Scénario 2 : De nouvelles opportunités à l'exportation
Un conflit commercial dur entre la Chine et les États-Unis avec des droits de douane réciproques très élevés et des restrictions à l'exportation:
Dans ce scénario, l'impact pour la Suisse est neutre à court terme. Il en résulte même de nouvelles opportunités d'exportation pour la Suisse, par exemple pour les instruments de précision. Mais sur le long terme, la Suisse souffre également dans une large mesure de ce conflit. Cela s'explique par les perturbations des chaînes d'approvisionnement ou de forte baisse de la demande des États-Unis et de la Chine pour les exportations de la Suisse, en raison de la forte récession dans ces pays et surtout aux États-Unis. En somme, les effets de « second ordre » deviennent de plus en plus importants à mesure que le conflit s'étend sur la durée. En effet, dans ce scénario, les États-Unis et la Chine se nuisent avant tout réciproquement. Les États-Unis souffrent encore plus que la Chine, car ils dépendent dans une plus large mesure des matières premières chinoises, ainsi que des produits intermédiaires et des produits finis en provenance de leur rival. Concernant les produits intermédiaires, la part de la Chine dans les importations américaines est en moyenne bien supérieure à 10%, et elle est nettement plus élevée pour l'électronique. De plus, de nombreux produits intermédiaires chinois sont acheminés vers les États-Unis via des pays intermédiaires. À court terme, des droits de douane importants et d'autres obstacles au commerce provoquent des revers conjoncturels, lesquels s'accentuent lorsque de nombreux pays sont touchés. Plus ces mesures douanières durent, plus les changements structurels ont un impact important.
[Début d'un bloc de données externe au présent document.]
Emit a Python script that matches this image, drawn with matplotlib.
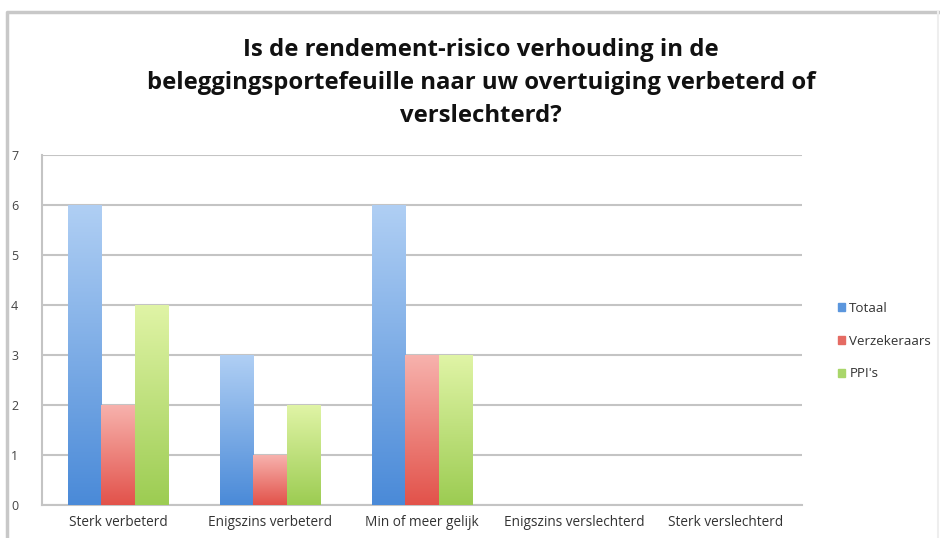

Scénario 3 : Un scénario catastrophe menace
Découplage entre grands blocs économiques:
Deux grands blocs économiques se constitue, l'un autour des États-Unis et l'autre, autour de la Chine. Ils ne commercent quasiment plus entre eux. Ce scénario entraînerait une crise économique si cela se produisait rapidement dans le temps. Les experts qualifient ce cas de découplage (en anglais : « decoupling ») ou de « guerre froide 2.0 ». « Ce serait le scénario catastrophe», selon Gersbach. Dans cette situation, la Suisse risque de subir une baisse du PIB de l'ordre de quatre à cinq pour cent par an, selon la vitesse de découplage. Dans ce scénario, on pourrait imaginer une sphère de puissance économique dirigée par les États-Unis, à laquelle se joindraient l'Union européenne, la Norvège, la Suisse ainsi que les pays du G7 n'appartenant pas à l'UE (Canada, Japon et Royaume-Uni). Ces pays imposeraient des barrières commerciales importantes aux exportations d'une deuxième sphère de pouvoir économique : la Chine (y compris Taïwan et les pays amis) réagirait de la même manière. Les pays situés en dehors de ces deux sphères continuent à commercer sans perturbations directes, mais sont touchés par des effets indirects. Il est important de noter que tous les secteurs ne sont pas touchés de la même manière. Par exemple, la demande pour les instruments de précision et les produits chimiques suisses augmenterait dans un tel scénario. L'ampleur des pertes absolues dépend de la rapidité de découplage.